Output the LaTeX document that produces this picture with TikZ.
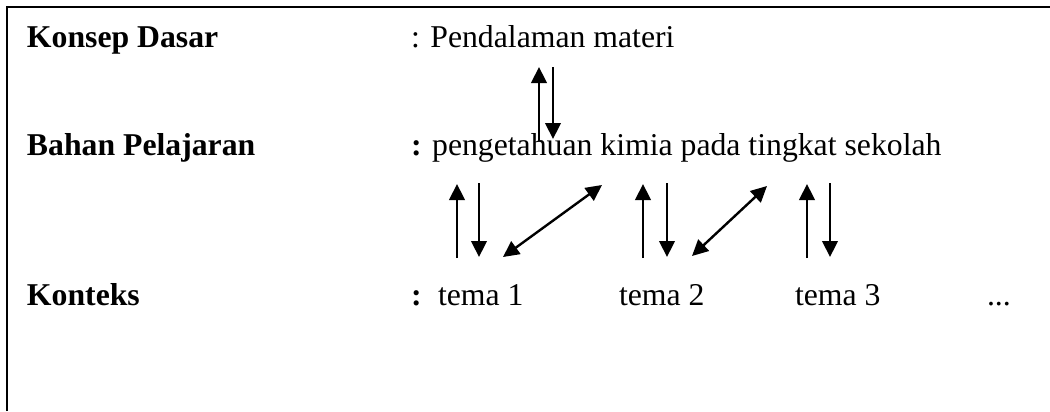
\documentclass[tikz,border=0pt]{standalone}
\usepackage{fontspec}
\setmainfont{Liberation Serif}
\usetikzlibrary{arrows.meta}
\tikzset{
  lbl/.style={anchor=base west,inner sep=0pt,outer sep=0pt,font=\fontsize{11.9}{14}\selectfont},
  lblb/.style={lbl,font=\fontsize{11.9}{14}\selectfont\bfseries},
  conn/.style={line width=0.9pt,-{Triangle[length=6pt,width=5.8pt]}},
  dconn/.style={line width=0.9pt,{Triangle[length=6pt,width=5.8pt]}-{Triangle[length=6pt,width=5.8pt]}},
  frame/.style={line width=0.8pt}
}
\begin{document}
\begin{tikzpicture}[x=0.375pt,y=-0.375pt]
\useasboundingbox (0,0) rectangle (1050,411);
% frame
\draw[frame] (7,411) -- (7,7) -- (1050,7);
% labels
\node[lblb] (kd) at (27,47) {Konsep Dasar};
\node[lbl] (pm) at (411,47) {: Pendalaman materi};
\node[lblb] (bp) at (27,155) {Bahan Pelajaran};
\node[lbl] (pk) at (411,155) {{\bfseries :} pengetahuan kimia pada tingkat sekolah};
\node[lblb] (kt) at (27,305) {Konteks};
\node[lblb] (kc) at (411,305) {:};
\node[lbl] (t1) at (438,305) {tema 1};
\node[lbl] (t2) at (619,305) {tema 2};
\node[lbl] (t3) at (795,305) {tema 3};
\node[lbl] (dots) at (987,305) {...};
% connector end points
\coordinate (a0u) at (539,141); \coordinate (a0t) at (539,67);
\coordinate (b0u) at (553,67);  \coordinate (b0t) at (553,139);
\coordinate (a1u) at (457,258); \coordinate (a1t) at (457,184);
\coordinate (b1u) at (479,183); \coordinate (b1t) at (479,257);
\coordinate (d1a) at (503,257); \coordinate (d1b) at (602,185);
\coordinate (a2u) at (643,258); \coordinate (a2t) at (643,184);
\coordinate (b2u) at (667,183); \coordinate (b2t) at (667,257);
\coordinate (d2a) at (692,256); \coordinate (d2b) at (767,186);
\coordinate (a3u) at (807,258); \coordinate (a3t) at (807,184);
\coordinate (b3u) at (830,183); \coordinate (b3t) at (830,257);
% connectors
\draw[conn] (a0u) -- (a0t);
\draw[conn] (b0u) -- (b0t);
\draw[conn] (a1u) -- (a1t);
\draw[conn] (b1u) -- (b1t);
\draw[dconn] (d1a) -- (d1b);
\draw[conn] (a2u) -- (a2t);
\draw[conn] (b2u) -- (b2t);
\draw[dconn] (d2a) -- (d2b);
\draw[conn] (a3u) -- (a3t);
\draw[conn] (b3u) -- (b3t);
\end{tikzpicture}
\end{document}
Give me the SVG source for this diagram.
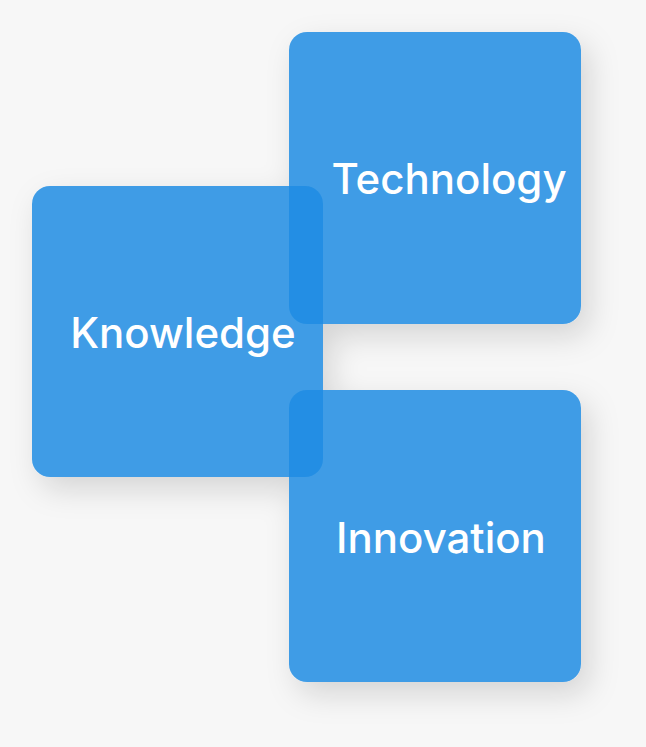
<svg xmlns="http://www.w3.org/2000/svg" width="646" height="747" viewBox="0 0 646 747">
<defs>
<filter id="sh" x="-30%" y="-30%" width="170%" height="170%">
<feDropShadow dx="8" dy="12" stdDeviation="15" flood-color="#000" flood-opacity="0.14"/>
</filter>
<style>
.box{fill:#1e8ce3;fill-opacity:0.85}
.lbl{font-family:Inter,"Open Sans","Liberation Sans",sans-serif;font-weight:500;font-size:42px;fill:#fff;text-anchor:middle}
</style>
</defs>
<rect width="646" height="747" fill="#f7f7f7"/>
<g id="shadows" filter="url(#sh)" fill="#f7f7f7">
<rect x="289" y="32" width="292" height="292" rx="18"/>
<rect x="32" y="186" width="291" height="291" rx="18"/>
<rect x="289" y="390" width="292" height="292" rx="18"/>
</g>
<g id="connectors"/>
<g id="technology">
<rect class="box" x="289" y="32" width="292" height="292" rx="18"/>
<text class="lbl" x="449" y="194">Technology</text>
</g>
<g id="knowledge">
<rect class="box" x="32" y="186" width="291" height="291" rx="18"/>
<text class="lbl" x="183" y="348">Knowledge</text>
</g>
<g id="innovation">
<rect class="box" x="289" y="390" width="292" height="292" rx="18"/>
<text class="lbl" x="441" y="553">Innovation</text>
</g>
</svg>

● YOUR INSTRUCTIONS:
Print each entry shown above with exact wording and no pictures.

● FINAL ANSWER:
Output the LaTeX document that produces this picture with TikZ.
\documentclass[tikz,border=0pt]{standalone}
\usepackage{fontspec}
\setmainfont{Liberation Serif}
\usetikzlibrary{arrows.meta}
\tikzset{
  lbl/.style={anchor=base west,inner sep=0pt,outer sep=0pt,font=\fontsize{11.9}{14}\selectfont},
  lblb/.style={lbl,font=\fontsize{11.9}{14}\selectfont\bfseries},
  conn/.style={line width=0.9pt,-{Triangle[length=6pt,width=5.8pt]}},
  dconn/.style={line width=0.9pt,{Triangle[length=6pt,width=5.8pt]}-{Triangle[length=6pt,width=5.8pt]}},
  frame/.style={line width=0.8pt}
}
\begin{document}
\begin{tikzpicture}[x=0.375pt,y=-0.375pt]
\useasboundingbox (0,0) rectangle (1050,411);
% frame
\draw[frame] (7,411) -- (7,7) -- (1050,7);
% labels
\node[lblb] (kd) at (27,47) {Konsep Dasar};
\node[lbl] (pm) at (411,47) {: Pendalaman materi};
\node[lblb] (bp) at (27,155) {Bahan Pelajaran};
\node[lbl] (pk) at (411,155) {{\bfseries :} pengetahuan kimia pada tingkat sekolah};
\node[lblb] (kt) at (27,305) {Konteks};
\node[lblb] (kc) at (411,305) {:};
\node[lbl] (t1) at (438,305) {tema 1};
\node[lbl] (t2) at (619,305) {tema 2};
\node[lbl] (t3) at (795,305) {tema 3};
\node[lbl] (dots) at (987,305) {...};
% connector end points
\coordinate (a0u) at (539,141); \coordinate (a0t) at (539,67);
\coordinate (b0u) at (553,67);  \coordinate (b0t) at (553,139);
\coordinate (a1u) at (457,258); \coordinate (a1t) at (457,184);
\coordinate (b1u) at (479,183); \coordinate (b1t) at (479,257);
\coordinate (d1a) at (503,257); \coordinate (d1b) at (602,185);
\coordinate (a2u) at (643,258); \coordinate (a2t) at (643,184);
\coordinate (b2u) at (667,183); \coordinate (b2t) at (667,257);
\coordinate (d2a) at (692,256); \coordinate (d2b) at (767,186);
\coordinate (a3u) at (807,258); \coordinate (a3t) at (807,184);
\coordinate (b3u) at (830,183); \coordinate (b3t) at (830,257);
% connectors
\draw[conn] (a0u) -- (a0t);
\draw[conn] (b0u) -- (b0t);
\draw[conn] (a1u) -- (a1t);
\draw[conn] (b1u) -- (b1t);
\draw[dconn] (d1a) -- (d1b);
\draw[conn] (a2u) -- (a2t);
\draw[conn] (b2u) -- (b2t);
\draw[dconn] (d2a) -- (d2b);
\draw[conn] (a3u) -- (a3t);
\draw[conn] (b3u) -- (b3t);
\end{tikzpicture}
\end{document}
Give me the SVG source for this diagram.
<svg xmlns="http://www.w3.org/2000/svg" width="646" height="747" viewBox="0 0 646 747">
<defs>
<filter id="sh" x="-30%" y="-30%" width="170%" height="170%">
<feDropShadow dx="8" dy="12" stdDeviation="15" flood-color="#000" flood-opacity="0.14"/>
</filter>
<style>
.box{fill:#1e8ce3;fill-opacity:0.85}
.lbl{font-family:Inter,"Open Sans","Liberation Sans",sans-serif;font-weight:500;font-size:42px;fill:#fff;text-anchor:middle}
</style>
</defs>
<rect width="646" height="747" fill="#f7f7f7"/>
<g id="shadows" filter="url(#sh)" fill="#f7f7f7">
<rect x="289" y="32" width="292" height="292" rx="18"/>
<rect x="32" y="186" width="291" height="291" rx="18"/>
<rect x="289" y="390" width="292" height="292" rx="18"/>
</g>
<g id="connectors"/>
<g id="technology">
<rect class="box" x="289" y="32" width="292" height="292" rx="18"/>
<text class="lbl" x="449" y="194">Technology</text>
</g>
<g id="knowledge">
<rect class="box" x="32" y="186" width="291" height="291" rx="18"/>
<text class="lbl" x="183" y="348">Knowledge</text>
</g>
<g id="innovation">
<rect class="box" x="289" y="390" width="292" height="292" rx="18"/>
<text class="lbl" x="441" y="553">Innovation</text>
</g>
</svg>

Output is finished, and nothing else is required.